No Brasil, 10% das crianças e adolescentes de 0 a 14 anos estão em situação de extrema pobreza, segundo dados do IBGE
por Maria Irenilda
Com 15 dias de escolas fechadas nas férias de julho, a angústia de Giovana Santos, 23, é o que os dois filhos vão comer – uma menina de 2 e um menino de 3. “Tem vez que não tem como a gente dar todas as refeições em casa que eles têm na creche, é complicado. Aí, você tem que se virar”, diz a mãe.
Nas férias escolares, sem a merenda, a alimentação dos filhos é uma preocupação para Giovana Santos – Foto: Fred Magno/ O TEMPO
E a preocupação tem fundamentos médicos. “Os 15 dias das férias de julho são suficientes para levar uma criança para uma desnutrição aguda”, alerta Ailton Cezário Alves Junior, especialista em combate à desnutrição infantil.
O médico explica que a falta de alimento em qualidade e quantidade adequadas provoca prejuízos no desenvolvimento, especialmente na primeira infância, de 0 a 5 anos.
“Acompanhamos uma criança de 3 anos e 2 meses, em Tiradentes. Em dezembro de 2022, quando estavam começando as férias na creche, ela pesava 11,3 kg e media 85,5 cm. No fim (após dois meses de recesso), pesava apenas 10 kg e só cresceu meio centímetro. Quer dizer que perdeu mais de 10% do seu peso corporal”, conta o médico, que é mestre e doutor em saúde da criança e do adolescente pela Faculdade de Medicina da UFMG.
O especialista explica que o primeiro sintoma da desnutrição infantil é a perda de peso, seguida da redução do ritmo de crescimento. “Quando a fome vem sobre a vida de uma criança, ela perde a barriguinha, emagrece. Mas, se essa fome fica crônica, também diminui a velocidade de crescimento até a criança parar de crescer”, explica.
Um relatório, de 2024, do Sistema de Vigilância Nutricional e Alimentar, do Ministério da Saúde, mostra que 10% das crianças brasileiras de 0 a 5 anos estão com a estatura abaixo da média para a faixa etária. A meta global é 2,5%.
“A estatura é um dos principais indicadores da saúde infantil. No adulto, ela é fortemente determinada pela genética, mas, em uma criança, é determinada pelo meio onde ela vive, o que ela come, se ela tem afeto, o horário em que ela dorme, se ela brinca”, explica Cezário. Daí a importância da alimentação escolar para a saúde e o desenvolvimento.

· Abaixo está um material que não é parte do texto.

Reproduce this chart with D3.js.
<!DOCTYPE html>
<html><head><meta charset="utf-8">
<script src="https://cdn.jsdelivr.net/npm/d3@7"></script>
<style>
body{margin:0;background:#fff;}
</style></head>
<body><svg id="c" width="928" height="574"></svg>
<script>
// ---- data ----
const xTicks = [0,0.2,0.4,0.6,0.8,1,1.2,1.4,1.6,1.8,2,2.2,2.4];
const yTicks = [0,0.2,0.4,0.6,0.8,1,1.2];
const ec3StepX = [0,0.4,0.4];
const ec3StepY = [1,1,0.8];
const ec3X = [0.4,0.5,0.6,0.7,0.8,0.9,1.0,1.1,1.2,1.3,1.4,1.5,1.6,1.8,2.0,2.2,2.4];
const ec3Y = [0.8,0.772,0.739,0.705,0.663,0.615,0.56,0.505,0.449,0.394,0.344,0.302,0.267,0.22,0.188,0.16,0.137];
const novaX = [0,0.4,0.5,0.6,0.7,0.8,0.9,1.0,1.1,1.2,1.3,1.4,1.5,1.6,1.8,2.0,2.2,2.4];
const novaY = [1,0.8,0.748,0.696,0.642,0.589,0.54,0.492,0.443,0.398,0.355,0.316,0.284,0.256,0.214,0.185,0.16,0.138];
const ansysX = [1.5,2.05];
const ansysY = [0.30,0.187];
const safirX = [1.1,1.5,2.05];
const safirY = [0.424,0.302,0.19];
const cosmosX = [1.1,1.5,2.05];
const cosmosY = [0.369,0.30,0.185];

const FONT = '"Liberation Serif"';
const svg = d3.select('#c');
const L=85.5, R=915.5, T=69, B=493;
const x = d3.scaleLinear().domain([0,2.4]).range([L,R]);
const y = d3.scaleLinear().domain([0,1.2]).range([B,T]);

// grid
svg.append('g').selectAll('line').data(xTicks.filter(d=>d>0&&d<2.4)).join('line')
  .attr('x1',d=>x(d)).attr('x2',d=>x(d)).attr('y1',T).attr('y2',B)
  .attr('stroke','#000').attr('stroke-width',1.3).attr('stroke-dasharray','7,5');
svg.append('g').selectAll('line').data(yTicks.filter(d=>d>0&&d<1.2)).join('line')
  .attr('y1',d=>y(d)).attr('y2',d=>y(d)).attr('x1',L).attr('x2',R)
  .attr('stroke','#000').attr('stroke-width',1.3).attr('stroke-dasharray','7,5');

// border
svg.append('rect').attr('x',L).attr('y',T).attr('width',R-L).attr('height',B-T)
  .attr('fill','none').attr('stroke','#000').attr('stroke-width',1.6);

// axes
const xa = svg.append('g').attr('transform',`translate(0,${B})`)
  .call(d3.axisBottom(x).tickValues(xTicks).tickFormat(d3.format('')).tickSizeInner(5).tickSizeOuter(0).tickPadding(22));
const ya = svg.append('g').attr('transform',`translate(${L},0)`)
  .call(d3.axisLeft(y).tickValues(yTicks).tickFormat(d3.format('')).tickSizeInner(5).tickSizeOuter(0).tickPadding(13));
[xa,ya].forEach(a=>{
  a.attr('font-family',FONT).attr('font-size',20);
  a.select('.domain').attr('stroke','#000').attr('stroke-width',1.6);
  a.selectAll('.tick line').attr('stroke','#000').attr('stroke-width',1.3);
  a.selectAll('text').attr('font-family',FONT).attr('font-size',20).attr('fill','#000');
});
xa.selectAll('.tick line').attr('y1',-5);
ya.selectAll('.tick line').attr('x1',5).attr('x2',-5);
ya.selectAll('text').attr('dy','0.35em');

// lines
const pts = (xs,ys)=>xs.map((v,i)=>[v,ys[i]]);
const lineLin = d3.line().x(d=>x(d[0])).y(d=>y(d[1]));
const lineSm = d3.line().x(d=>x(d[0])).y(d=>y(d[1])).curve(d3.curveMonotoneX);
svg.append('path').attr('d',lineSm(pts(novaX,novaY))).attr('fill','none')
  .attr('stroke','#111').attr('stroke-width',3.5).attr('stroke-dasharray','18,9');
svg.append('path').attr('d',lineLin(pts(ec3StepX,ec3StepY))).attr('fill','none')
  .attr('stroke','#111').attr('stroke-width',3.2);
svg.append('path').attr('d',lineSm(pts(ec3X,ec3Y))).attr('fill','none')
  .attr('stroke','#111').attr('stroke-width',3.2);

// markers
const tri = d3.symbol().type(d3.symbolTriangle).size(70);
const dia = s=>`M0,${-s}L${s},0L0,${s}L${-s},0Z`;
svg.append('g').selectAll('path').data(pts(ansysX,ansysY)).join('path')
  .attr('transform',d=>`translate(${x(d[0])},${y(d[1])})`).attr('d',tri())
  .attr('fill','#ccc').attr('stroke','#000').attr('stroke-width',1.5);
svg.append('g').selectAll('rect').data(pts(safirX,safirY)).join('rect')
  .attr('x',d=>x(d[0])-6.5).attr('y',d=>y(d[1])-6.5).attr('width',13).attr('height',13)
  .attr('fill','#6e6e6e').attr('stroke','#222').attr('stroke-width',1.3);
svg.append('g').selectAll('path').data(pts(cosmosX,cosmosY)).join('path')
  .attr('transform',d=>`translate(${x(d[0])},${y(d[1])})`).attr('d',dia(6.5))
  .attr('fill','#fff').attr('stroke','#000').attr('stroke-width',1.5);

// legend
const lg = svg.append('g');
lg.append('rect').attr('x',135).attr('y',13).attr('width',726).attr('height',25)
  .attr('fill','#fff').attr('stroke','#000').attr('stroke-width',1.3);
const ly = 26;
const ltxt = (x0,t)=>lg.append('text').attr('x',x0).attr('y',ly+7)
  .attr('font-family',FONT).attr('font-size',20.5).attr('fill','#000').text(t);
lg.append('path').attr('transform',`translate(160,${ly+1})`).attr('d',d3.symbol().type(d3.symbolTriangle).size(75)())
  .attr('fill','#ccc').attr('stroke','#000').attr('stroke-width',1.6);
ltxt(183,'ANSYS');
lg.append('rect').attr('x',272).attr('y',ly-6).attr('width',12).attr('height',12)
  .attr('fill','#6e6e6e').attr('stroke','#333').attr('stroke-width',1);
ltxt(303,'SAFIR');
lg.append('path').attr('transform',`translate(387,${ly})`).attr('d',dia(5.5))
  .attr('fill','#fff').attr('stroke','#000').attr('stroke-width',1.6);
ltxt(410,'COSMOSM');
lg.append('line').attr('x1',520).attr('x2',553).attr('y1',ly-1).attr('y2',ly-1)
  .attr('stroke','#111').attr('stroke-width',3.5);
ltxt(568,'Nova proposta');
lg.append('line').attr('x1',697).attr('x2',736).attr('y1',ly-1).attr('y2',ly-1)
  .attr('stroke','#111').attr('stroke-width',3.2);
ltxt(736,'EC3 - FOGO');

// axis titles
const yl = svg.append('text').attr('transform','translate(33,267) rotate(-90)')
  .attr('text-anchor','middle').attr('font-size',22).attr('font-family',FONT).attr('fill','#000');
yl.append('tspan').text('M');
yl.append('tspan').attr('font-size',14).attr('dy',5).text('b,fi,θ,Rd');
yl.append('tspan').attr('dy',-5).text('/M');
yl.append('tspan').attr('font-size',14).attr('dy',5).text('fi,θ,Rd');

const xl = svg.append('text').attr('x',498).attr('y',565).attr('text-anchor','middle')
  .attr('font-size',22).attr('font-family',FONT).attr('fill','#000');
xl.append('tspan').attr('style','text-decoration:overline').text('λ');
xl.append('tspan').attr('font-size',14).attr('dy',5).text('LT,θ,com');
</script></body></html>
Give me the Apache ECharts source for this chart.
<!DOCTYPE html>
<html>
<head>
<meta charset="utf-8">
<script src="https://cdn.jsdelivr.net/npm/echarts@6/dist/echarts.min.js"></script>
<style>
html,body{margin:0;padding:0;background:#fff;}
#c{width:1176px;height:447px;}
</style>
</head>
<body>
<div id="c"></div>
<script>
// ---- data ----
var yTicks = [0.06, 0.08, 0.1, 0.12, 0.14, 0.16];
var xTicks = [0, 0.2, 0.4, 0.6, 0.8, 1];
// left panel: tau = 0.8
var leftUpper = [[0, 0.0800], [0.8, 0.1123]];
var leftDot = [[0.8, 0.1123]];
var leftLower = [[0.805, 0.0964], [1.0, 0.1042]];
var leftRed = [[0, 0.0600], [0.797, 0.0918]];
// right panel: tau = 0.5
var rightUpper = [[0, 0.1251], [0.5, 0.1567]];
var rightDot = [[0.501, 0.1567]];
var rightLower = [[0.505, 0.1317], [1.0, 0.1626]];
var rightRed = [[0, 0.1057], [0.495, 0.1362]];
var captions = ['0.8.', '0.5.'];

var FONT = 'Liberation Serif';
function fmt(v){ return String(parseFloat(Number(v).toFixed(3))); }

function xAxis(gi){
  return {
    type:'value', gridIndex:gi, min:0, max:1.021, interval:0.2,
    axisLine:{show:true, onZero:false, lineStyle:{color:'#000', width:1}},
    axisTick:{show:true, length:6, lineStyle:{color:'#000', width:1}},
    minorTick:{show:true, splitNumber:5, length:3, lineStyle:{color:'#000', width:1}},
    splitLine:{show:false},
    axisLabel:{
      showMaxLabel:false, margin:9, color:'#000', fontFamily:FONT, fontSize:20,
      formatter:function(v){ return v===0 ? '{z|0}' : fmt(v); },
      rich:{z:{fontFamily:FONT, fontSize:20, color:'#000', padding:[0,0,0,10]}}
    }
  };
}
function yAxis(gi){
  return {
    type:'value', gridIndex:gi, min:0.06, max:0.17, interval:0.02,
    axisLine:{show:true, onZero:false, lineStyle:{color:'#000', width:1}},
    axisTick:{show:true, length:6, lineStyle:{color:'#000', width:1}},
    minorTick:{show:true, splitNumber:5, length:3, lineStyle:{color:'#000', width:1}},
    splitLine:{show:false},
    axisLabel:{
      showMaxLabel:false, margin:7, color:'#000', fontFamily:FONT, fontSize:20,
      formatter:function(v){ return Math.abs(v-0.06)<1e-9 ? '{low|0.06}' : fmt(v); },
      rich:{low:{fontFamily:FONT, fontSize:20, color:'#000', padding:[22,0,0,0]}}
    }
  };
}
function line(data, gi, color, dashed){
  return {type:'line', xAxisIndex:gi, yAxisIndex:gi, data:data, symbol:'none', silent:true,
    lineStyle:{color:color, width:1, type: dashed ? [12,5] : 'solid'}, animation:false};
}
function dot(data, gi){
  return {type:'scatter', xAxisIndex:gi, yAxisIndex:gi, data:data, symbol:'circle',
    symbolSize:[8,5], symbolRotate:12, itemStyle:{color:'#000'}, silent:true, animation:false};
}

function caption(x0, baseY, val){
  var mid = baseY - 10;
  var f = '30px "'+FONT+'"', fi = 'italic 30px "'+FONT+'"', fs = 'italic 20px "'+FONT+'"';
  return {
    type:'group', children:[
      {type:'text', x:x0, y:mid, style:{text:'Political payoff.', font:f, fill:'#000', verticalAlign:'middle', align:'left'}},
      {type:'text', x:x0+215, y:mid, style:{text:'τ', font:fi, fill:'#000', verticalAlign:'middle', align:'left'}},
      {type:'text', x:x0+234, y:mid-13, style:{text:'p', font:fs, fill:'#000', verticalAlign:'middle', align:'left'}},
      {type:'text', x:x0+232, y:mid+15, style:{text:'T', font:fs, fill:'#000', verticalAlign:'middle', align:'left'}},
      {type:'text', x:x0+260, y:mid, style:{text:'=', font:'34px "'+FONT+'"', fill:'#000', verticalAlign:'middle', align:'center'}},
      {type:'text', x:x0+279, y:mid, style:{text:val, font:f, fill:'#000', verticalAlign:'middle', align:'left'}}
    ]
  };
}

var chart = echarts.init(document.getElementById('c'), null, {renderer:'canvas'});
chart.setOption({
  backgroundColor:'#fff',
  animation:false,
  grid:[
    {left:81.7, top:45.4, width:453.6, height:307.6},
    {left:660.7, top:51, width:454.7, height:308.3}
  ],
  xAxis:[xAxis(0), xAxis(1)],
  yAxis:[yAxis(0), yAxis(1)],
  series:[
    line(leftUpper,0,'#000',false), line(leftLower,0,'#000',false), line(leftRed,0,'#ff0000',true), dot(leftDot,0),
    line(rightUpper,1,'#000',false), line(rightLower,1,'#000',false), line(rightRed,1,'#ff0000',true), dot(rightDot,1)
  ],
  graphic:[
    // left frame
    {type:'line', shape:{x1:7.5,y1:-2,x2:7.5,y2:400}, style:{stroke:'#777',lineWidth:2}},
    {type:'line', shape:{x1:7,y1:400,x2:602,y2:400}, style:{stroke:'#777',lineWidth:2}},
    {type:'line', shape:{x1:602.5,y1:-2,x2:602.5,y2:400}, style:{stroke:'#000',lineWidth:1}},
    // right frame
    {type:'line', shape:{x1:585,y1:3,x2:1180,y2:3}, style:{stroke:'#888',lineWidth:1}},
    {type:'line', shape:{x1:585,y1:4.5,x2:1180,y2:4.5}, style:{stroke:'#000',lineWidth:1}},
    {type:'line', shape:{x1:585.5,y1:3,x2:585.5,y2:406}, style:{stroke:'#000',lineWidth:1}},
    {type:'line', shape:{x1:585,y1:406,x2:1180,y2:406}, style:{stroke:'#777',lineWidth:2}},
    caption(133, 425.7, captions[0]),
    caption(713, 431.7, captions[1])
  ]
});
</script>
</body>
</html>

“A escola em países como o nosso exerce o efeito ‘buffer’, que é o efeito colchão. Em resumo, ela é um amortecedor, especialmente para as crianças mais vulneráveis, do impacto da fome, da desnutrição, da violência”, destaca o médico.
Um estudo do IBGE mostra que, em 2022, entre as pessoas de até 14 anos, 49,1% eram pobres e 10%, extremamente pobres.
Impacto no aprendizado
Segundo Cezário, a desnutrição afeta diretamente a capacidade de aprendizado da criança. O problema pode levar a lesões neurológicas e diminuir as habilidades socioemocionais e a inteligência emocional.
“São crianças que vão ficar mais tristes porque há uma maior chance de depressão, irritabilidade, transtornos de humor. Nossas crianças brasileiras nascem como borboletas e acabam entrando num casulo, em virtude da sua história na primeira infância de desnutrição crônica, de violência e desigualdade social”, afirma o médico.